The notion that salespeople should be hunters, besides being trite, no longer applies to our profession. I suggest we retire the idea of recruiting hunters and start hiring and developing "planters."

Rick Davis Hunting was a great concept that reminded us of how important it is to go out and seek new business. The image we conjured up was one of a warrior aggressively pursuing new opportunities and fearlessly hunting for prey.

Promotion of the hunter mentality implies that a sale is merely an event, and that the capture of the prey is the goal. But we live in a world in which our relationships with clients are ongoing, and transactions are hardly a singular event. Thus, we must change our thinking.

Clients are not prey. They are valuable sources of business growth who we must nurture and cultivate. Moreover, the metaphor of a salesman as a hunter implies that the sale ends once the transaction is complete. In reality, the sale begins only when the first transaction has taken place. In other words, we can leave the concept of closing the sale to the used-car salesman and recognize that our job is to open relationships, not close deals.

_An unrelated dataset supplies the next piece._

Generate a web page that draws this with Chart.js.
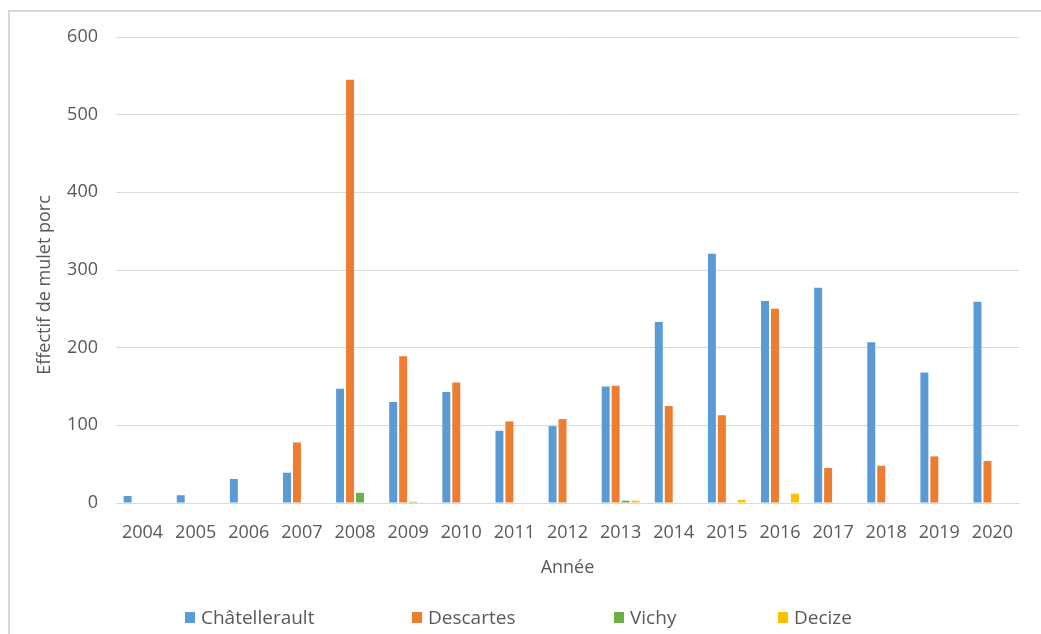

Now, consider what's required of a planter. A planter must survey the fields and evaluate the soil, much like a salesman should survey a market to identify opportunities and evaluate conditions. A planter must diligently nurture the seeds that are planted, for without water and important chemicals such as nitrogen, there is little chance that the plants will produce. Similarly, a salesman must diligently cultivate relationships through ongoing sales calls that build trust and serve to strengthen relationships that, ultimately, will bear fruit.

Hunting kills prey; it's a single transaction that is gratifying for the short term. Planting, on the other hand, develops a regular source of food–ongoing revenue. Hunting is about an event, while planting is about careful planning and persistent attention to a disciplined process of work.

The last thing any dealer wants is a salesman who focuses only on the initial transaction and fails to consider the long-term implications of a business relationship. A highly valued salesman recognizes that many issues must be discussed before beginning a business relationship. More important, the most valued salespeople are not merely bidding on a single product that the builder may purchase, but rather are striving to sell as many products as possible to each client.

The planter is the salesman who recognizes that success is based on calm and persistent diligence to a plan. The planter focuses on cultivating mutually beneficial, long-term relationships that produce ongoing revenues. The planter cultivates relationships that grow. The planter enables opportunities to nourish and continually create new sales possibilities within those relationships.

Ask yourself what type of salesman you want calling on you. If you want to be hunted as prey, then by all means continue hiring hunters. But if you want sales representatives who treat you as a valuable resource of mutually beneficial growth, then consider that your customers and prospects feel the same way.

Treat your customers as you want to be treated. It's the oldest rule in the book.